Exercise prompt: Print word for word the first line of the listing below and every line after it, through the line with "edgecolor=grid_color, linewidth=1.2))". Leave out the pictures and the rest.

Data lines:
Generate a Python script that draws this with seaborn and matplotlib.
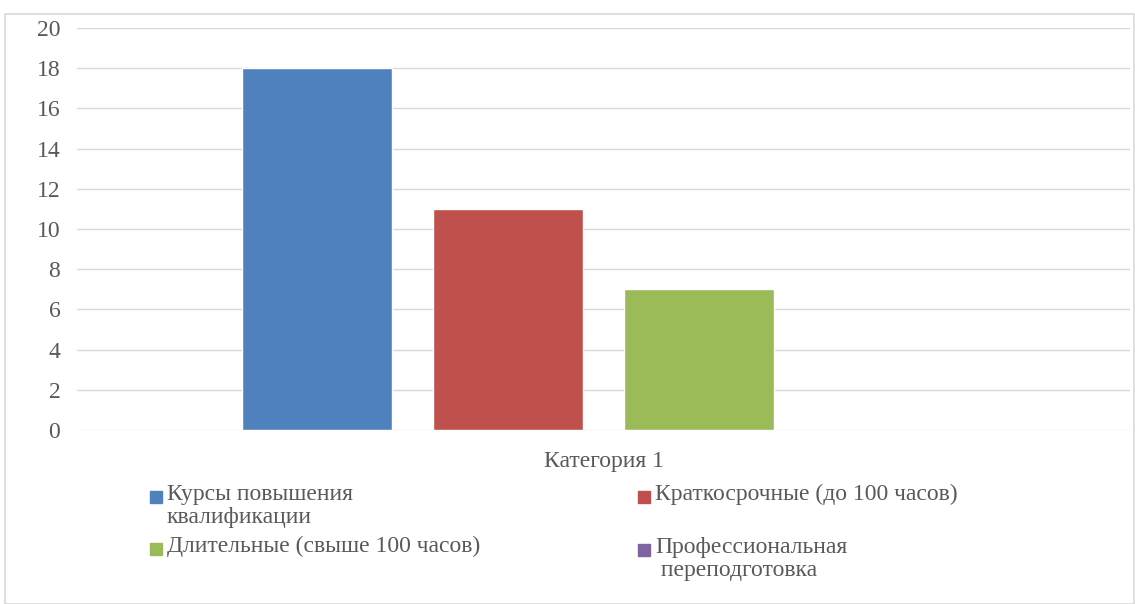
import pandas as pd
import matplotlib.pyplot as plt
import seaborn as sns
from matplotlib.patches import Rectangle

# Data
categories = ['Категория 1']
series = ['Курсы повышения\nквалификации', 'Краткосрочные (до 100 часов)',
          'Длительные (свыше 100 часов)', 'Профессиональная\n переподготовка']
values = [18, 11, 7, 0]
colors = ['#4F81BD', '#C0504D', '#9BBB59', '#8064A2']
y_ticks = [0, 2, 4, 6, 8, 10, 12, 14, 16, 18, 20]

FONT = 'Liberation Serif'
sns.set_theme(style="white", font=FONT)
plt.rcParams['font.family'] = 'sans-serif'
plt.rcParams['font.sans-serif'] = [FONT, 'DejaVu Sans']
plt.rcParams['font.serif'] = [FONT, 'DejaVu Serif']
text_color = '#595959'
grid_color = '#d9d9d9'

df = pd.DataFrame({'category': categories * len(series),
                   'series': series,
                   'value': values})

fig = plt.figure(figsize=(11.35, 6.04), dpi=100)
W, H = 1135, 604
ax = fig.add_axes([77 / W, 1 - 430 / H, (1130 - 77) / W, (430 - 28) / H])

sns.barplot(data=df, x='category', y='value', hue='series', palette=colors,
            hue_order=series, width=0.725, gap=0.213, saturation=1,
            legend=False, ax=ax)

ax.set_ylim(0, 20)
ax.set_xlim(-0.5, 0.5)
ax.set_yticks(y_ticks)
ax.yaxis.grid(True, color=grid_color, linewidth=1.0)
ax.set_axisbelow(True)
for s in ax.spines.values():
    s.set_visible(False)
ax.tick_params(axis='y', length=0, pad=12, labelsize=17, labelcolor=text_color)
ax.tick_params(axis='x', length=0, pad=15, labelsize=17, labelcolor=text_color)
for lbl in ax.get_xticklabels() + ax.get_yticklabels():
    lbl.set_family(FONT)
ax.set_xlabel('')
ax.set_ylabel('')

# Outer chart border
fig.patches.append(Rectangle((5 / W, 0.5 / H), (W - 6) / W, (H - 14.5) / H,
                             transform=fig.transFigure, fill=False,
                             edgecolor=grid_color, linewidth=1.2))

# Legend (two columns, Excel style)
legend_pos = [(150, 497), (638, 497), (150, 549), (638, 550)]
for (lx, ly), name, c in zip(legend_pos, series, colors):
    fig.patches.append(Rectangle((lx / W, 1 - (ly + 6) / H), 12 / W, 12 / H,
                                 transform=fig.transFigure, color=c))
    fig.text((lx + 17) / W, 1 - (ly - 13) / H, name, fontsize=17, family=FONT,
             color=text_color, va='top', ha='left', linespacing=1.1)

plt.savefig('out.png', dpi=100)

Exercise solution:
Generate a Python script that draws this with seaborn and matplotlib.
import pandas as pd
import matplotlib.pyplot as plt
import seaborn as sns
from matplotlib.patches import Rectangle

# Data
categories = ['Категория 1']
series = ['Курсы повышения\nквалификации', 'Краткосрочные (до 100 часов)',
          'Длительные (свыше 100 часов)', 'Профессиональная\n переподготовка']
values = [18, 11, 7, 0]
colors = ['#4F81BD', '#C0504D', '#9BBB59', '#8064A2']
y_ticks = [0, 2, 4, 6, 8, 10, 12, 14, 16, 18, 20]

FONT = 'Liberation Serif'
sns.set_theme(style="white", font=FONT)
plt.rcParams['font.family'] = 'sans-serif'
plt.rcParams['font.sans-serif'] = [FONT, 'DejaVu Sans']
plt.rcParams['font.serif'] = [FONT, 'DejaVu Serif']
text_color = '#595959'
grid_color = '#d9d9d9'

df = pd.DataFrame({'category': categories * len(series),
                   'series': series,
                   'value': values})

fig = plt.figure(figsize=(11.35, 6.04), dpi=100)
W, H = 1135, 604
ax = fig.add_axes([77 / W, 1 - 430 / H, (1130 - 77) / W, (430 - 28) / H])

sns.barplot(data=df, x='category', y='value', hue='series', palette=colors,
            hue_order=series, width=0.725, gap=0.213, saturation=1,
            legend=False, ax=ax)

ax.set_ylim(0, 20)
ax.set_xlim(-0.5, 0.5)
ax.set_yticks(y_ticks)
ax.yaxis.grid(True, color=grid_color, linewidth=1.0)
ax.set_axisbelow(True)
for s in ax.spines.values():
    s.set_visible(False)
ax.tick_params(axis='y', length=0, pad=12, labelsize=17, labelcolor=text_color)
ax.tick_params(axis='x', length=0, pad=15, labelsize=17, labelcolor=text_color)
for lbl in ax.get_xticklabels() + ax.get_yticklabels():
    lbl.set_family(FONT)
ax.set_xlabel('')
ax.set_ylabel('')

# Outer chart border
fig.patches.append(Rectangle((5 / W, 0.5 / H), (W - 6) / W, (H - 14.5) / H,
                             transform=fig.transFigure, fill=False,
                             edgecolor=grid_color, linewidth=1.2))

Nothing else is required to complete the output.